By 1999 Nancy Usero was the group's new coach and national head coach. That season Nancy had Dalia Kutkaite as assistant and coach of the junior group, and Cristina Álvarez as choreographer the first year. During that year, they competed with 3 ribbons and 2 hoops and with 10 clubs, the first using "Zorongo gitano" and the second with "Babelia" by Chano Domínguez, Hozan Yamamoto and Javier Paxariño, as music. Paula was one of the starters in both routines along Bayón, Calamonte, Guréndez, Malchair and Nogales. At the end of May, at the European Championships in Budapest, the group was 7th in the All-Around due to a poor score in the 10 clubs exercise. They won bronze in the 3 ribbons and 2 hoops final. In August the group won silver with 3 ribbons and 2 hoops at the DTB-Pokal in Bochum. At the end of September they placed 7th in the All-Around at the World Championships in Osaka, which gave them qualification for the Sydney Olympic Games the following year. Subsequently, they placed 6th in both event finals.
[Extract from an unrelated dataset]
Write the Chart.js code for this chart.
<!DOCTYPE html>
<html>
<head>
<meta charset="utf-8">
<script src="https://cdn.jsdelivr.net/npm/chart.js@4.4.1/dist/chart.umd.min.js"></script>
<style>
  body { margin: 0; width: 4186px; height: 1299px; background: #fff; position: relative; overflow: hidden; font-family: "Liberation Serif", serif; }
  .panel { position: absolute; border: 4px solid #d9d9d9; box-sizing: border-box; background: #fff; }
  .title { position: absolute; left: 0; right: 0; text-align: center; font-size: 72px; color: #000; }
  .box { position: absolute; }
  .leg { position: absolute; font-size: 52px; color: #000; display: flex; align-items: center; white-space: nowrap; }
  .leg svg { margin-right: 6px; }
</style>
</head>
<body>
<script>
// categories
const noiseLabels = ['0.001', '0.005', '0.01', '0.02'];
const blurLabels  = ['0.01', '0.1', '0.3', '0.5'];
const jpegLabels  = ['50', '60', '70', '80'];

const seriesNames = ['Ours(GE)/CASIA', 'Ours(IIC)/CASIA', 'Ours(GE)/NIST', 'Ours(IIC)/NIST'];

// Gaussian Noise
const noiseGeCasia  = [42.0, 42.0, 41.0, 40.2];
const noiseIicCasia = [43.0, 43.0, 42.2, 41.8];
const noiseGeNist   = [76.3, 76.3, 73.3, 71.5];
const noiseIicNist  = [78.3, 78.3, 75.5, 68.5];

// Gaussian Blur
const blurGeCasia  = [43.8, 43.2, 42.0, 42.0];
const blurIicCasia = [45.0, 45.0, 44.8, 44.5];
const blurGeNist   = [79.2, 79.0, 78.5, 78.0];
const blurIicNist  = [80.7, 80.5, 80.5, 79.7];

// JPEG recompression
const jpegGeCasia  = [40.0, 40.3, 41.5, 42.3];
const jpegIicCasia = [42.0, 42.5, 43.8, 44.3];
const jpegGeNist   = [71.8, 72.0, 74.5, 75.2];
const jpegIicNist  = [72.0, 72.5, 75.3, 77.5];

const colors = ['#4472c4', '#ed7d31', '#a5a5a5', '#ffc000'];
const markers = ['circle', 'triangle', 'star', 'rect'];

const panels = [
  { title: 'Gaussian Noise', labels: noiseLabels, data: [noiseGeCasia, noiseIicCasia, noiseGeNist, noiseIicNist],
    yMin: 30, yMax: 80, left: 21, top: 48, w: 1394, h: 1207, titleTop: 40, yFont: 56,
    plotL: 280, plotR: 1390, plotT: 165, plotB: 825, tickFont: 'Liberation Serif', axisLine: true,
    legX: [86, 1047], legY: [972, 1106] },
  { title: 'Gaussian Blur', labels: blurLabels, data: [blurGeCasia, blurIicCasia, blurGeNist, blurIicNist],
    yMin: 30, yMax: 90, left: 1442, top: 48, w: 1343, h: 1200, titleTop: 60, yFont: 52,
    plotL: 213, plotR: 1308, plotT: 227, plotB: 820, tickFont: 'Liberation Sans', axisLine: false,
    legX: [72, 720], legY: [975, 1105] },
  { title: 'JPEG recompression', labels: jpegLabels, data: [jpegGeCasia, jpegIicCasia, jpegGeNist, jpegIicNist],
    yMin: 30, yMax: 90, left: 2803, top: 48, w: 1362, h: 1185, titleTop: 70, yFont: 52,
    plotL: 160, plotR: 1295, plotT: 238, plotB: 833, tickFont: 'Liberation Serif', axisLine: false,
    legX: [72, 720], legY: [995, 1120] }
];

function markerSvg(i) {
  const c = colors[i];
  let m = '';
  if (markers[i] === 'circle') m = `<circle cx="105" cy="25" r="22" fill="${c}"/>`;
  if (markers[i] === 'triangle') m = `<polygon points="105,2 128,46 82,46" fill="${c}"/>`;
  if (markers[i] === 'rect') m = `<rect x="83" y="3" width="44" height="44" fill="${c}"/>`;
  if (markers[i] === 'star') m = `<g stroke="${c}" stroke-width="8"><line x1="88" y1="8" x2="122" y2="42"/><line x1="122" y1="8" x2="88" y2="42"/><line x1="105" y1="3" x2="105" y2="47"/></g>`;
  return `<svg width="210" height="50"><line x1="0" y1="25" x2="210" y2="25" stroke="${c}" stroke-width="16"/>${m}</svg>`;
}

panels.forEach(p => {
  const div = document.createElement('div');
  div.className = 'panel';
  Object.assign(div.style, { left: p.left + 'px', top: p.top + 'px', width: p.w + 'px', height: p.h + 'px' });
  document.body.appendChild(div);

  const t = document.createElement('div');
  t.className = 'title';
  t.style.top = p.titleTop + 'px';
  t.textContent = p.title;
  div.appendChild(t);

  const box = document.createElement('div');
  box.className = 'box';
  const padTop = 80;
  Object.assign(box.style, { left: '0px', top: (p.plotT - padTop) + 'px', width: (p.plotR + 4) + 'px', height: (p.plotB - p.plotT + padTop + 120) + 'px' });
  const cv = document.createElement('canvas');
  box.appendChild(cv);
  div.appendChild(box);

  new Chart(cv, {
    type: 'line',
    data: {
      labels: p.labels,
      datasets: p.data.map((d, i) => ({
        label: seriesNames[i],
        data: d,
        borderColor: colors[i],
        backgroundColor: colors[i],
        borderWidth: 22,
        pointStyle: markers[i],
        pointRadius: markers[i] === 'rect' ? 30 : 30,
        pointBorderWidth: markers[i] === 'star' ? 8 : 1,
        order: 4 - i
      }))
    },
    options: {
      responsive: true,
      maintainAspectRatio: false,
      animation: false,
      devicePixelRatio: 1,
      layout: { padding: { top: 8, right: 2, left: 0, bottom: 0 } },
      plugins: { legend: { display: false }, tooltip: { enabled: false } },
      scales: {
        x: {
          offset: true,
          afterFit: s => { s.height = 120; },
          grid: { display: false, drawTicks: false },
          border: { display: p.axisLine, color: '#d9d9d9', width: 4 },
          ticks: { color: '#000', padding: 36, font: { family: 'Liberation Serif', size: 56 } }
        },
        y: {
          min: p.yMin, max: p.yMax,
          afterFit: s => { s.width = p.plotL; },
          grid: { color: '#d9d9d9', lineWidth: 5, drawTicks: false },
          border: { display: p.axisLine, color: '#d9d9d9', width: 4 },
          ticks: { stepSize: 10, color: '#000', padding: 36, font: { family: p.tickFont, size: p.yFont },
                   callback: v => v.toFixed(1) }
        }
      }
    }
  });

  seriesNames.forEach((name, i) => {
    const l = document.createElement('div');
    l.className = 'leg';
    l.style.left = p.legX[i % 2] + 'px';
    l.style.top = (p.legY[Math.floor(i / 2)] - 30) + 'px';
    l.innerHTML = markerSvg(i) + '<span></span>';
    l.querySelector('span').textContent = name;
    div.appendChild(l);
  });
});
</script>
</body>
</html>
However, Paula could not compete in the Olympic Games since coach Nancy Usero decided to let her go along her and her teammates Marta Alves, Sara Bayón and Ana del Toro, so she retired in November 1999.
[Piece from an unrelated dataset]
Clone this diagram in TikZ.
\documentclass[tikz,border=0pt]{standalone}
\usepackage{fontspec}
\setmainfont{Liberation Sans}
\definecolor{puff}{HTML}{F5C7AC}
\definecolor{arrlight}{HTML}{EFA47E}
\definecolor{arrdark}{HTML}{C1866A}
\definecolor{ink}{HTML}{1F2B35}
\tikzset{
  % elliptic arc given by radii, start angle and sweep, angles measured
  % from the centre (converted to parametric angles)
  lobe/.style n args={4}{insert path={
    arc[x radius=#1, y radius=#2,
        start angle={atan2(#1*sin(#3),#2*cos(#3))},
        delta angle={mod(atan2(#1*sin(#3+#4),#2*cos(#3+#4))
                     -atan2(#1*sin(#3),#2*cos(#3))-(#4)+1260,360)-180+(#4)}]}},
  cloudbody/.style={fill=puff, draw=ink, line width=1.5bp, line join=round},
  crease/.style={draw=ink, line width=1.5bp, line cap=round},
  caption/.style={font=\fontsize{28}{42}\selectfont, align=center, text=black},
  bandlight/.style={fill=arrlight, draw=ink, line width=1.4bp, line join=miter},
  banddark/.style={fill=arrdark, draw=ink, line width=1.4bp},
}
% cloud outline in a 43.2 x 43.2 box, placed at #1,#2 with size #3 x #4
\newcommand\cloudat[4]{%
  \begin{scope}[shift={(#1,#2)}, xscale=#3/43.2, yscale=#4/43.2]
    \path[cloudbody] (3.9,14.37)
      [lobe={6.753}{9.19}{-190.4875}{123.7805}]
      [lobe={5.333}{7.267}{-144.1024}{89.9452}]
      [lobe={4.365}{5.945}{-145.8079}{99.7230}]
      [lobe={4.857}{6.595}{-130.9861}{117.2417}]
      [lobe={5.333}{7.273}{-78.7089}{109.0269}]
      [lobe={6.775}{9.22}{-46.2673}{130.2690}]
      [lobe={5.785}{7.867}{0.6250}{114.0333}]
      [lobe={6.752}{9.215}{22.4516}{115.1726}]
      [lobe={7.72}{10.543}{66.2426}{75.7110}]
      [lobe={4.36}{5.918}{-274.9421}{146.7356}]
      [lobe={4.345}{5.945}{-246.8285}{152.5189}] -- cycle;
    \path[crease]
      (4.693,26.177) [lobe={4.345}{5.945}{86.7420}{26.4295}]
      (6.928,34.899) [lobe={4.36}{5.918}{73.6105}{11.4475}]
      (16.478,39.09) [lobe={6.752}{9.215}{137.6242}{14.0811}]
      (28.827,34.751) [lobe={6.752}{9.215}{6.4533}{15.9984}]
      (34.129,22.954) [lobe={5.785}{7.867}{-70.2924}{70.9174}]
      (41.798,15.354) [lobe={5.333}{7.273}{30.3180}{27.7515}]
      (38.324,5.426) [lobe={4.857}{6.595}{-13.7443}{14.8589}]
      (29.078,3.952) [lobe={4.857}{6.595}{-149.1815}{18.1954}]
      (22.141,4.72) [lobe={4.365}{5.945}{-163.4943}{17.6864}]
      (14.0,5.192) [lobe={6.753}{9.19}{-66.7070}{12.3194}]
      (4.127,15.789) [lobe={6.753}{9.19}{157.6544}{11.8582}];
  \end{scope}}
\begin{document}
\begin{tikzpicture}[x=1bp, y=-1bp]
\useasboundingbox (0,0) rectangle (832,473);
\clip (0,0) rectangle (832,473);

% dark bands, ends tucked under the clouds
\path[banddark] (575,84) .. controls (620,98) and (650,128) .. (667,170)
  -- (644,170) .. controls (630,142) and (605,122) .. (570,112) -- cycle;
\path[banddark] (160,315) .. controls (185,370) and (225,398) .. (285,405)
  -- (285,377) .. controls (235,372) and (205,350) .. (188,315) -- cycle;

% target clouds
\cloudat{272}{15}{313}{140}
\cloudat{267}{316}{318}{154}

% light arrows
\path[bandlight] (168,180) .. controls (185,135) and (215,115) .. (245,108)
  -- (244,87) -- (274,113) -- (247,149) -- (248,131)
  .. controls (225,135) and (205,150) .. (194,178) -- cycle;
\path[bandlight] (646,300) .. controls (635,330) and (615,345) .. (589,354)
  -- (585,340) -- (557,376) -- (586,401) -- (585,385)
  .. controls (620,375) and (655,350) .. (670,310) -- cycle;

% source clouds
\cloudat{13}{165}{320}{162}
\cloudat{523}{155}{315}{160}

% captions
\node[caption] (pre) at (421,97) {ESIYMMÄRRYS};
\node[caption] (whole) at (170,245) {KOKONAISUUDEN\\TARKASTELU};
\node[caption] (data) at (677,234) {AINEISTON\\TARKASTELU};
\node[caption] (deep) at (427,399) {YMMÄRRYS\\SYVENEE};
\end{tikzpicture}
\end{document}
After retiring from competition in March 2000 she received a tribute from the Basque Gymnastics Federation. Later she obtained the title of national coach of 3rd level and graduated in physical education and sports. Shortly after, she began directing, along with Diana Rodríguez, the cheerleaders of the Saski Baskonia basketball team from Vitoria, known as Dancing Team Baskonia, also working as a cheerleader on some occasions. She is currently technical director and coach of the Oskitxo Club of Vitoria, after having been assistant to coach Natalia Notchevnaya since 2000. In November 2016, together with María Ereñaga, she promoted a joint technicalization project called Gimnasia Vitoria, which is made up of the clubs they direct, Rítmica Vitoria and Oskitxo, in which Lorena Guréndez, Tania Lamarca and Estíbaliz Martínez are also involved in different areas. In April 2020, one of the jerseys with which she became world champion was auctioned for €975 in a charity bid for the fight against COVID-19.